▶ [AIM]: Please count the lines in the listing below where the word "this" appears. Give the number only.

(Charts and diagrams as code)
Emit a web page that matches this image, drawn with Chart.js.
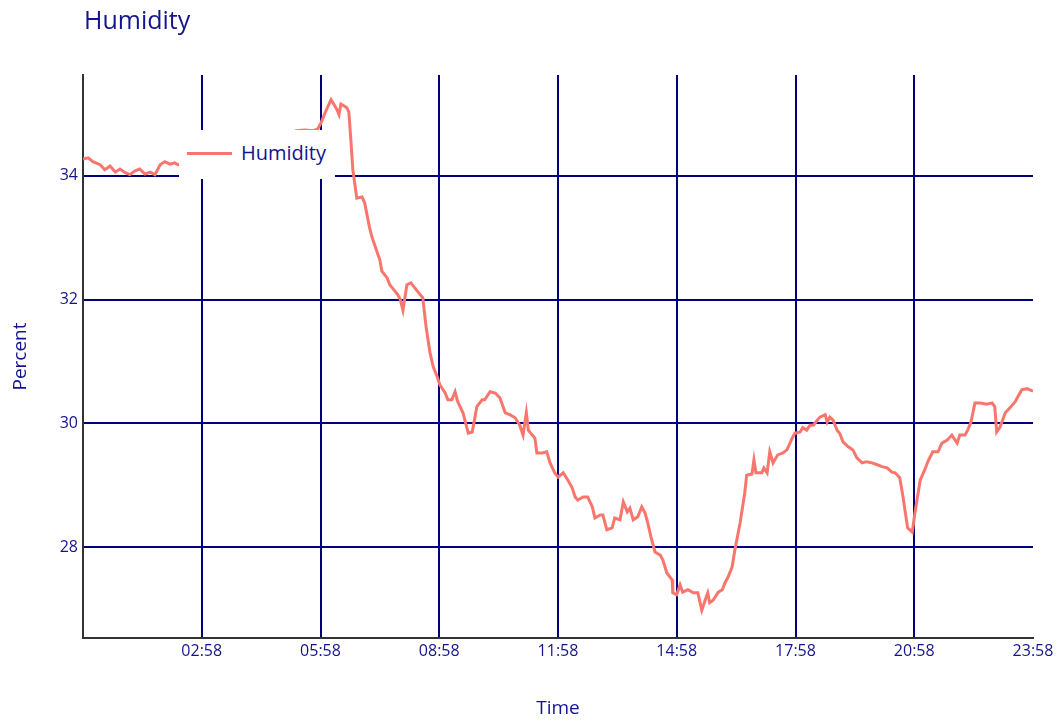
<!DOCTYPE html>
<html lang="en">
<head>
    <meta charset="UTF-8">
    <title>Humidity</title>
    <script src="https://cdn.jsdelivr.net/npm/chart.js"></script>
    <style>
        body {
            margin: 0;
            background: white;
            font-family: 'Open Sans', sans-serif;
        }
        #wrap {
            position: relative;
            width: 1061px;
            height: 725px;
        }
        #title {
            position: absolute;
            left: 84px;
            top: 4px;
            font-size: 25px;
            line-height: 30px;
            color: #14148c;
        }
        #legend {
            position: absolute;
            left: 179px;
            top: 130px;
            width: 156px;
            height: 49px;
            background: white;
            z-index: 2;
        }
        #legend .swatch {
            position: absolute;
            left: 8px;
            top: 22px;
            width: 45px;
            height: 3px;
            background: #f8766d;
        }
        #legend .label {
            position: absolute;
            left: 62px;
            top: 10px;
            font-size: 20px;
            line-height: 26px;
            color: #14148c;
        }
    </style>
</head>
<body>
    <div id="wrap">
        <canvas id="chart"></canvas>
        <div id="title">Humidity</div>
        <div id="legend"><span class="swatch"></span><span class="label">Humidity</span></div>
    </div>

    <script>
        // minutes elapsed since 23:58 (axis start)
        const minutes = [
            0, 8, 15, 26, 33, 41, 49, 56, 64, 71, 79, 86, 94, 102, 109, 117, 124, 132, 139, 144,
            177, 223, 268, 306, 323, 336, 349, 356,
            361, 367, 376, 380, 385, 388, 391, 396, 400, 403,
            406, 409, 415, 423, 427, 434, 438, 446, 450, 453,
            461, 465, 471, 477, 481, 485, 491, 497, 503, 511,
            515, 520, 526, 531, 537, 541, 549, 553, 559, 564,
            568, 576, 584, 590, 597, 605, 609, 617, 625, 632,
            640, 647, 655, 662, 667, 672, 675, 681, 685, 688,
            696, 703, 708, 715, 720, 728, 735, 741, 746, 750,
            758, 765, 772, 776, 784, 788, 794, 802, 806, 814,
            819, 825, 829, 834, 841, 847, 852, 856, 861, 867,
            875, 879, 885, 893, 894, 900, 905, 909, 917, 925,
            932, 938, 943, 947, 950, 955, 963, 969, 973, 978,
            984, 988, 996, 1003, 1006, 1014, 1017, 1020, 1029, 1032,
            1037, 1041, 1046, 1053, 1061, 1067, 1075, 1079, 1087, 1091,
            1097, 1102, 1107, 1113, 1117, 1125, 1128, 1132, 1137, 1143,
            1147, 1152, 1160, 1167, 1173, 1181, 1188, 1196, 1204, 1211,
            1219, 1226, 1231, 1238, 1243, 1247, 1250, 1257, 1261, 1269,
            1276, 1281, 1288, 1296, 1302, 1310, 1317, 1325, 1329, 1337,
            1341, 1346, 1352, 1360, 1370, 1378, 1382, 1385, 1390, 1398,
            1405, 1413, 1417, 1423, 1431, 1440
        ];

        const humidity = [
            34.27, 34.29, 34.23, 34.18, 34.10, 34.16, 34.06, 34.11, 34.05, 34.02, 34.08, 34.11, 34.03, 34.06, 34.02, 34.18, 34.23, 34.19, 34.21, 34.18,
            34.22, 34.28, 34.40, 34.60, 34.73, 34.74, 34.73, 34.76,
            34.86, 35.02, 35.23, 35.16, 35.07, 34.99, 35.16, 35.13, 35.10, 35.03,
            34.58, 34.10, 33.64, 33.66, 33.56, 33.18, 33.01, 32.76, 32.64, 32.46,
            32.35, 32.24, 32.16, 32.08, 32.00, 31.83, 32.24, 32.27, 32.19, 32.08,
            32.03, 31.56, 31.14, 30.91, 30.75, 30.62, 30.49, 30.38, 30.38, 30.51,
            30.35, 30.17, 29.84, 29.86, 30.27, 30.38, 30.38, 30.51, 30.49, 30.41,
            30.17, 30.14, 30.09, 29.97, 29.81, 30.17, 29.89, 29.81, 29.76, 29.52,
            29.52, 29.54, 29.36, 29.20, 29.13, 29.20, 29.08, 28.97, 28.81, 28.76,
            28.81, 28.81, 28.65, 28.47, 28.52, 28.52, 28.28, 28.31, 28.47, 28.44,
            28.73, 28.57, 28.63, 28.44, 28.49, 28.65, 28.55, 28.39, 28.16, 27.92,
            27.87, 27.79, 27.58, 27.47, 27.26, 27.23, 27.39, 27.27, 27.31, 27.26,
            27.26, 26.98, 27.14, 27.26, 27.10, 27.14, 27.27, 27.31, 27.42, 27.52,
            27.68, 27.95, 28.39, 28.87, 29.16, 29.18, 29.41, 29.20, 29.20, 29.28,
            29.20, 29.54, 29.36, 29.49, 29.52, 29.57, 29.76, 29.84, 29.86, 29.93,
            29.89, 29.97, 29.97, 30.05, 30.10, 30.14, 30.02, 30.10, 30.05, 29.89,
            29.84, 29.70, 29.62, 29.57, 29.44, 29.36, 29.38, 29.36, 29.33, 29.30,
            29.28, 29.21, 29.20, 29.12, 28.81, 28.52, 28.31, 28.24, 28.55, 29.08,
            29.25, 29.39, 29.54, 29.54, 29.68, 29.73, 29.81, 29.68, 29.81, 29.81,
            29.89, 30.02, 30.33, 30.33, 30.31, 30.33, 30.27, 29.86, 29.94, 30.17,
            30.25, 30.35, 30.43, 30.54, 30.56, 30.52
        ];

        const xTicks = [0, 180, 360, 540, 720, 900, 1080, 1260, 1440];
        const yTicks = [28, 30, 32, 34];
        const startClock = 23 * 60 + 58;

        const navy = '#00007a';
        const textColor = '#14148c';

        function clockLabel(m) {
            const t = (startClock + m) % 1440;
            const h = Math.floor(t / 60), mm = t % 60;
            return String(h).padStart(2, '0') + ':' + String(mm).padStart(2, '0');
        }

        const ctx = document.getElementById('chart').getContext('2d');
        new Chart(ctx, {
            type: 'line',
            data: {
                datasets: [{
                    label: 'Humidity',
                    data: minutes.map((m, i) => ({ x: m, y: humidity[i] })),
                    borderColor: '#f8766d',
                    borderWidth: 3,
                    pointRadius: 0,
                    tension: 0
                }]
            },
            options: {
                responsive: true,
                maintainAspectRatio: false,
                animation: false,
                layout: { padding: { top: 75, right: 28, left: 0, bottom: 0 } },
                plugins: {
                    legend: { display: false },
                    tooltip: { enabled: false }
                },
                scales: {
                    x: {
                        type: 'linear',
                        min: 0,
                        max: 1440,
                        afterBuildTicks: axis => { axis.ticks = xTicks.map(v => ({ value: v })); },
                        afterFit: axis => { axis.height = 87; },
                        ticks: {
                            color: textColor,
                            font: { family: 'Open Sans', size: 16 },
                            padding: 4,
                            maxRotation: 0,
                            callback: v => v === 0 ? '' : clockLabel(v)
                        },
                        grid: {
                            color: c => (c.tick && c.tick.value === 1440) ? 'rgba(0,0,0,0)' : navy,
                            lineWidth: 2,
                            drawTicks: false
                        },
                        border: { color: '#333', width: 2 },
                        title: {
                            display: true,
                            text: 'Time',
                            color: textColor,
                            font: { family: 'Open Sans', size: 19 },
                            padding: { bottom: 5 }
                        }
                    },
                    y: {
                        min: 26.53,
                        max: 35.63,
                        afterBuildTicks: axis => { axis.ticks = yTicks.map(v => ({ value: v })); },
                        afterFit: axis => { axis.width = 83; },
                        ticks: {
                            color: textColor,
                            font: { family: 'Open Sans', size: 16 },
                            padding: 5
                        },
                        grid: {
                            color: navy,
                            lineWidth: 2,
                            drawTicks: false
                        },
                        border: { color: '#333', width: 2 },
                        title: {
                            display: true,
                            text: 'Percent',
                            color: textColor,
                            font: { family: 'Open Sans', size: 19 },
                            padding: { top: 9 }
                        }
                    }
                }
            }
        });
    </script>
</body>
</html>
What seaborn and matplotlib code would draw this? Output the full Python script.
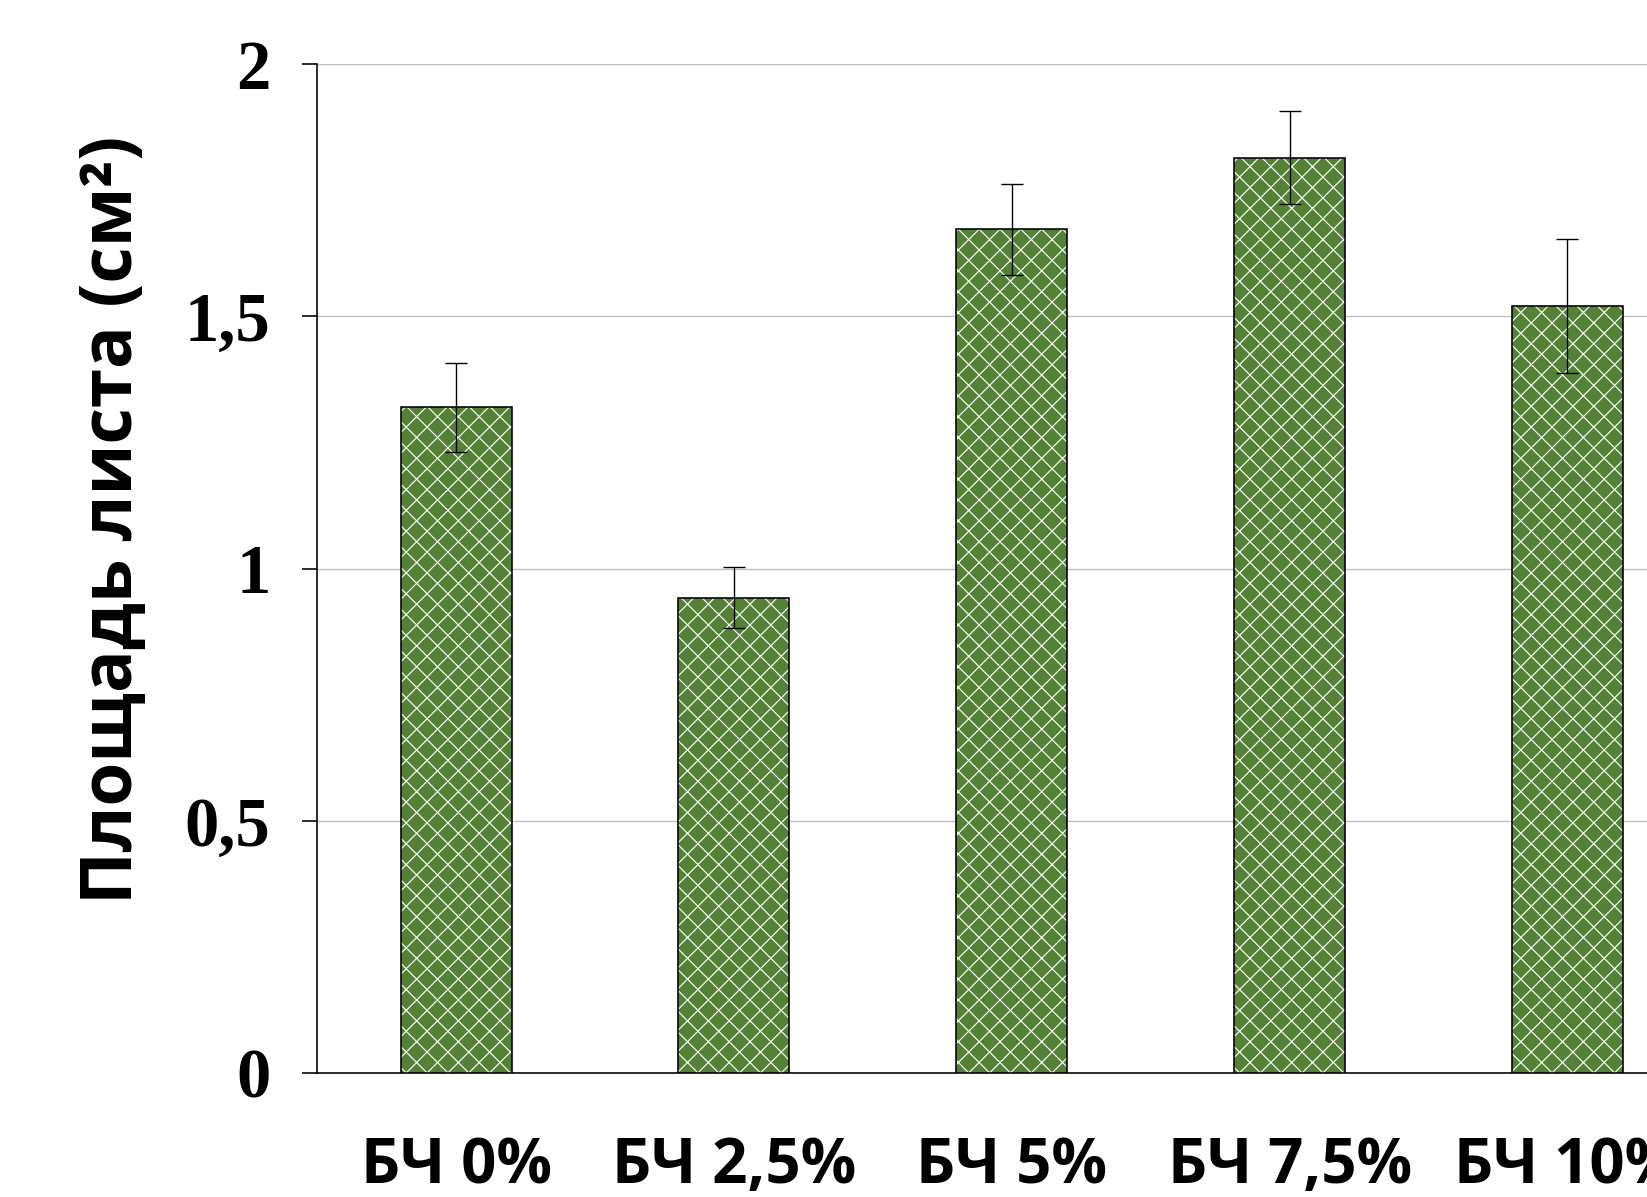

▶ [SOLVED EXERCISE]: 2